The COVID-19 pandemic was declared on 15 March 2020 to be a national disaster in terms of the Disaster Management Act No. 57 of 2002 (as amended). South Africa, like some European countries, has taken the decision to impose full lockdown (quarantine) measures on the population from midnight on 26 March 2020 for a period of 21 days. President Cyril Ramaphosa announced the restrictions on 23 March 2020 alongside actions to alleviate the economic and financial consequences of the pandemic and numerous directives and regulations have been promulgated under the Disaster Management Act and other legislation across a variety of sectors.

As at 29 March 2020, over 1,280 cases of COVID-19, including 2 deaths, have been recorded in South Africa. South Africa is the only African country to have tested for the virus extensively so far, having administered over 20,000 tests as at 27 March 2020. Overcrowding in numerous impoverished areas make social distancing difficult in practice.

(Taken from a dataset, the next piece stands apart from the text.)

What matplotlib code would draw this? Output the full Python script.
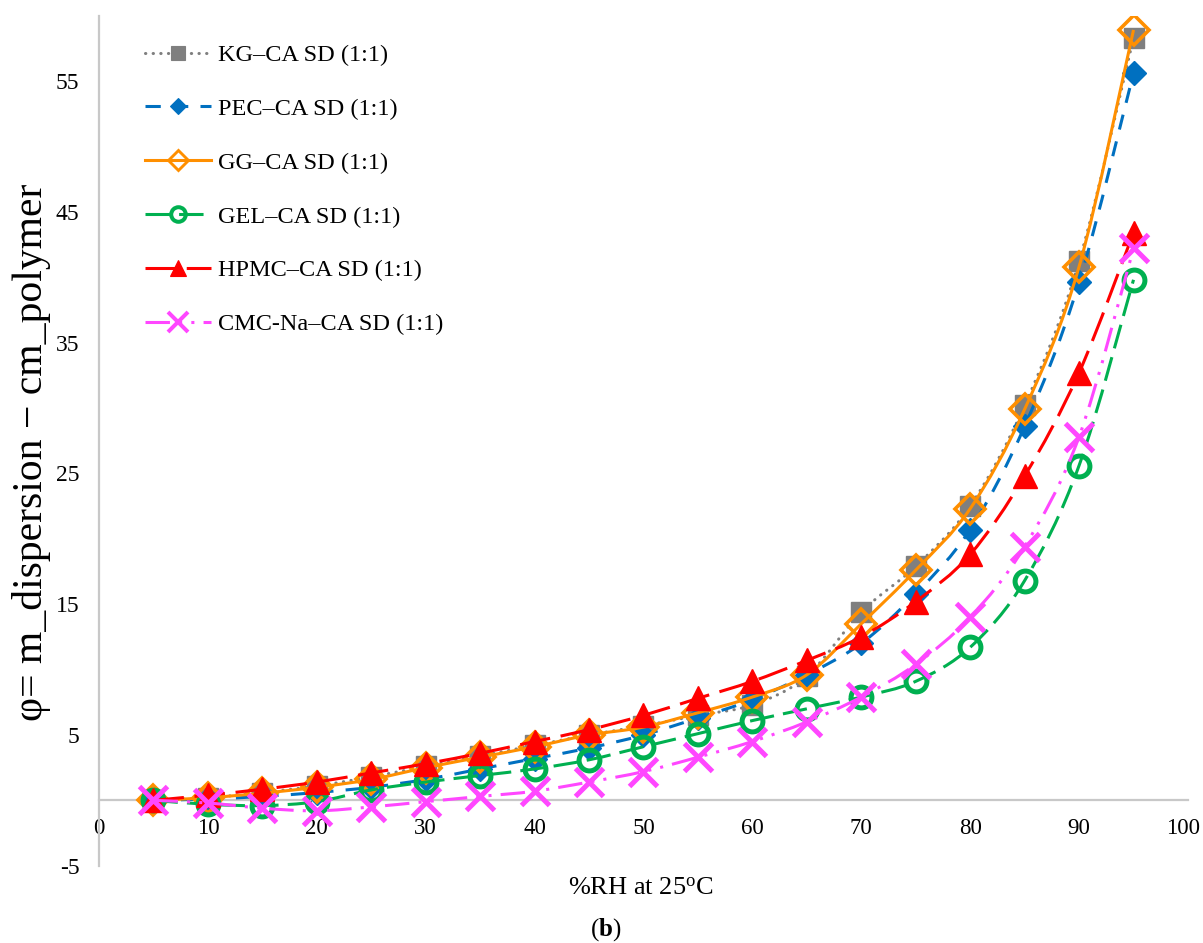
import numpy as np
import matplotlib
matplotlib.use('Agg')
import matplotlib.pyplot as plt
from matplotlib.path import Path
from matplotlib.patches import PathPatch
from matplotlib.lines import Line2D
from matplotlib.transforms import ScaledTranslation

# ---------------- data ----------------
rh = [5, 10, 15, 20, 25, 30, 35, 40, 45, 50, 55, 60, 65, 70, 75, 80, 85, 90, 95]
kg = [0, 0.2, 0.6, 1.1, 1.8, 2.6, 3.4, 4.2, 5.0, 5.7, 6.5, 7.3, 9.5, 14.4, 17.9, 22.5, 30.2, 41.2, 58.3]
pec = [0, 0.1, 0.3, 0.6, 1.0, 1.6, 2.4, 3.2, 4.0, 5.0, 6.3, 7.7, 9.6, 12.0, 15.8, 20.7, 28.6, 39.6, 55.6]
gg = [0, 0.2, 0.55, 1.0, 1.6, 2.5, 3.3, 4.1, 5.0, 5.6, 6.7, 7.9, 9.6, 13.5, 17.6, 22.3, 29.9, 40.8, 58.9]
gel = [0, -0.3, -0.4, -0.1, 0.8, 1.4, 1.9, 2.4, 3.1, 4.1, 5.1, 6.1, 7.0, 7.9, 9.1, 11.7, 16.8, 25.6, 39.8]
hpmc = [0, 0.4, 0.85, 1.4, 2.1, 2.8, 3.6, 4.5, 5.4, 6.5, 7.8, 9.1, 10.7, 12.5, 15.2, 18.8, 24.8, 32.7, 43.4]
cmc = [0, -0.2, -0.6, -0.8, -0.5, -0.1, 0.3, 0.7, 1.4, 2.2, 3.3, 4.5, 6.0, 7.9, 10.4, 14.0, 19.4, 27.8, 42.2]

labels = ["KG\u2013CA SD (1:1)", "PEC\u2013CA SD (1:1)", "GG\u2013CA SD (1:1)",
          "GEL\u2013CA SD (1:1)", "HPMC\u2013CA SD (1:1)", "CMC-Na\u2013CA SD (1:1)"]
x_ticks = [0, 10, 20, 30, 40, 50, 60, 70, 80, 90, 100]
y_ticks = [-5, 5, 15, 25, 35, 45, 55]

# ---------------- style ----------------
plt.rcParams['font.family'] = ['Liberation Serif', 'DejaVu Serif']
plt.rcParams['mathtext.fontset'] = 'custom'
plt.rcParams['mathtext.rm'] = 'Liberation Serif'
plt.rcParams['mathtext.bf'] = 'Liberation Serif:bold'
plt.rcParams['mathtext.it'] = 'Liberation Serif:italic'
plt.rcParams['axes.unicode_minus'] = False

styles = [
    dict(color='#7F7F7F', ls=(0, (0.1, 2.4)), cap='round', marker='s', ms=14, mfc='#7F7F7F', mec='#7F7F7F', mew=1),
    dict(color='#0070C0', ls=(0, (5, 4)), cap='butt', marker='D', ms=12, mfc='#0070C0', mec='#0070C0', mew=1),
    dict(color='#FF8F00', ls='-', cap='butt', marker='D', ms=15, mfc='none', mec='#FF8F00', mew=2.6),
    dict(color='#00B050', ls=(0, (8, 3)), cap='butt', marker='o', ms=15, mfc='none', mec='#00B050', mew=3.6),
    dict(color='#FF0000', ls=(0, (10, 3.5)), cap='butt', marker='^', ms=17, mfc='#FF0000', mec='#FF0000', mew=1),
    dict(color='#FF47FF', ls=(0, (8, 3, 1, 3, 1, 3)), cap='butt', marker='x', ms=20, mfc='#FF47FF', mec='#FF47FF', mew=3.6),
]
series = [kg, pec, gg, gel, hpmc, cmc]
LW = 2.2


def smooth_path(x, y):
    pts = np.column_stack([x, y]).astype(float)
    n = len(pts)
    verts = [pts[0]]
    codes = [Path.MOVETO]
    for i in range(n - 1):
        p0 = pts[i - 1] if i > 0 else pts[i]
        p1 = pts[i]
        p2 = pts[i + 1]
        p3 = pts[i + 2] if i + 2 < n else pts[i + 1]
        verts += [p1 + (p2 - p0) / 6.0, p2 - (p3 - p1) / 6.0, p2]
        codes += [Path.CURVE4] * 3
    return Path(verts, codes)


fig = plt.figure(figsize=(12.03, 9.43), dpi=100)
ax = fig.add_axes([0.0823, 0.0819, 0.9052, 0.9016])

for i, (vals, st) in enumerate(zip(series, styles)):
    z = 2 + i
    patch = PathPatch(smooth_path(rh, vals), fill=False, edgecolor=st['color'],
                      lw=LW, linestyle=st['ls'], zorder=z)
    patch.set_capstyle(st['cap'])
    ax.add_patch(patch)
    ax.plot(rh, vals, linestyle='none', marker=st['marker'], ms=st['ms'],
            mfc=st['mfc'], mec=st['mec'], mew=st['mew'], zorder=z + 0.5)

ax.set_xlim(0, 100)
ax.set_ylim(-5, 60)
ax.set_xticks(x_ticks)
ax.set_yticks(y_ticks)
ax.tick_params(axis='y', length=0, labelsize=17, colors='#000000', pad=14)
ax.tick_params(axis='x', length=0, labelsize=16.5, colors='#000000', pad=13)

for s in ['top', 'right']:
    ax.spines[s].set_visible(False)
ax.spines['bottom'].set_position(('data', 0))
ax.spines['bottom'].set_color('#C8C8C8')
ax.spines['bottom'].set_linewidth(1.6)
ax.spines['left'].set_color('#C8C8C8')
ax.spines['left'].set_linewidth(1.6)

# keep the last x tick label ("100") inside the canvas, as in the reference
fig.canvas.draw()
last = ax.get_xticklabels()[-1]
last.set_transform(last.get_transform() + ScaledTranslation(-5 / 100, 0, fig.dpi_scale_trans))

ax.set_ylabel("\u03c6= m_dispersion \u2212 cm_polymer", fontsize=30)
ax.yaxis.set_label_coords(-0.044, 0.486)

fig.text(641 / 1203, 1 - 889 / 943, r'%RH at 25$^{\mathrm{o}}$C', ha='center', va='center', fontsize=19)
fig.text(606 / 1203, 1 - 930 / 943, r'($\mathbf{b}$)', ha='center', va='center', fontsize=18)

handles = []
for st in styles:
    h = Line2D([], [], color=st['color'], lw=LW, linestyle=st['ls'], marker=st['marker'],
               ms=st['ms'] * 0.7, mfc=st['mfc'], mec=st['mec'], mew=st['mew'] * 0.8,
               dash_capstyle=st['cap'])
    handles.append(h)
ax.legend(handles, labels, loc='upper left', bbox_to_anchor=(145 / 1203, 1 - 44 / 943),
          bbox_transform=fig.transFigure, frameon=False, fontsize=17.5, handlelength=2.7,
          handletextpad=0.3, labelspacing=1.31, borderpad=0, borderaxespad=0)

fig.savefig('out.png', dpi=100)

The key steps that have been taken include the following:

  • the army has been deployed alongside the police to ensure that movement restrictions are respected (failure to do so is an offence): all persons are to remain indoors except to purchase essential food and medicine or to collect welfare grants. Schools have closed along with all non-essential businesses. Gatherings of over 100 people are prohibited;
  • economic measures include: (i) the Unemployment Insurance Fund has made ZAR 30 billion available to support workers who lose their jobs because of the virus; (ii) tax subsidies for small businesses and individuals; (iii) emergency funds and debt relief for small businesses. Financial assistance will largely funded by the Industrial Development Corporation, the Department of Trade and Industry, and a Solidarity Fund to which the Government and wealthy individuals have already contributed. Further intervention is being discussed by the National Economic Development and Labour Council. The South African Reserve Bank has decreased the interest rate by 100 basis points;
  • workplaces or premises must implement the required care and maintenance procedures to prevent the destruction or significant impairment of the working areas, plant, machinery or inventory. In relation to mines in particular, the obligation on employers not to permit any employee to do any work unless the necessary precautionary measures are taken applies during the period of lock-down where mines are placed under care and maintenance (however, mines involved in the production, processing, or supply of essential goods, such as coal, may proceed with operations);
  • regulations were published under the Competition Act 89 of 1998 to (i) exempt the healthcare sector from certain restrictions on horizontal and vertical practices; and (ii) put in place a particular set of criteria by which to assess excessive pricing during this disaster period (for more on this subject, please see the HSF article published on 20 March 20205) (note that the hard-line prohibition on collusion remains intact); and
  • non-South African citizens and residents flying from high-risk countries will be denied entry into South Africa while South African citizens and residents will be quarantined for 14 days.